Addressing a conference on the NSU and racism in Germany at Bahçeşehir University in Istanbul yesterday, Daimagüler said he did not trust German courts and did not expect much from the legal process in Germany regarding the neo-Nazi gang.
The NSU, composed of three members, were behind the murders of eight Turkish and one Greek immigrant and a German policewoman between 2000 and 2007. Two members killed themselves when the police closed in on them, while the sole surviving member, Beate Zschaepe, was sentenced to life in a trial that concluded last year.
"I don't trust German courts and that's why we filed a compensation lawsuit [for the victims]. If the German government, state administrations did their jobs properly, if police did not look into the murders through a racist angle, people would not get killed," the lawyer said.
The gang's three members managed to dodge authorities for years before being discovered in 2011, apparently by pure chance as the police stumbled on a video in which they were boasting about their crimes.

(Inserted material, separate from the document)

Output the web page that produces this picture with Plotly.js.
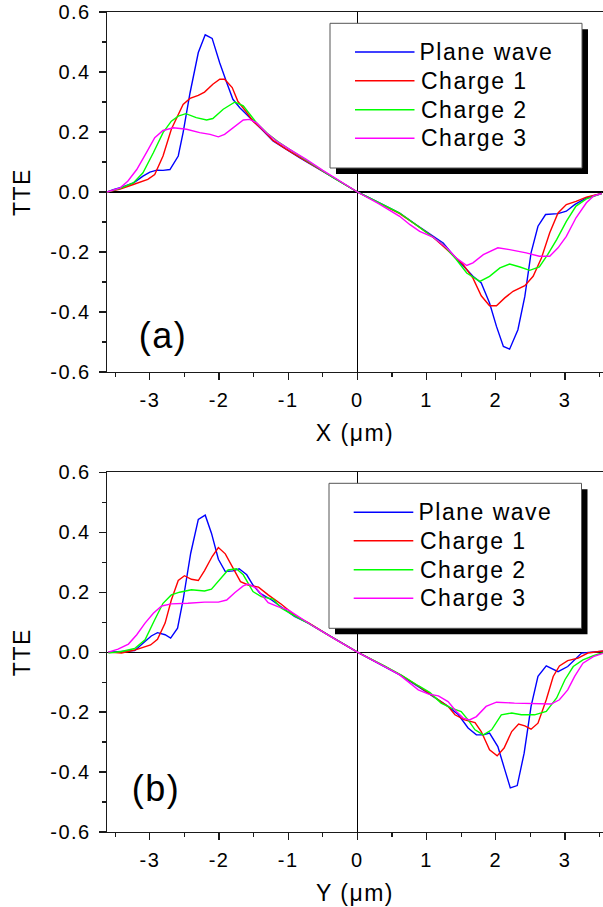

Blunders on the part of authorities investigating the NSU or "coincidences" leading to the destruction of critical evidence had been piling up in the case since the gang's existence was made public in 2011. Critics of the case also claim police and intelligence services that hired people from the neo-Nazi scene as informants tried to erase their tracks leading to the NSU case. Despite its links to many gangs in Germany's neo-Nazi scene, the NSU apparently went unnoticed for years, from the late 1990s to 2011.
Authorities initially blamed domestic disputes in the Turkish community for the murders and other crimes between 2000 and 2007. German media has even dubbed the murders the "döner killings" in reference to the popular Turkish dish.
The lawyer said he was certain cases against the NSU would be "lost," referring to appeals to the sentence for Zschaepe and the gang's accomplices who got away with lenient sentences. "But we will take these cases to the European Court of Human Rights afterwards," he said.
Daimagüler also spoke about threats the lawyers of victims faced. "I've received about 1,600 threats so far but I didn't take them seriously. Barking dogs seldom bite," he added. However, he expressed concern about threats to fellow lawyer Seda Başay Yıldız. "It was discovered that threats were linked to a police station and had everything from the address of her residences to the address of her parents. It is also a big scandal that police told Yıldız that they can't protect her properly and suggested she buy a gun to defend herself," he said.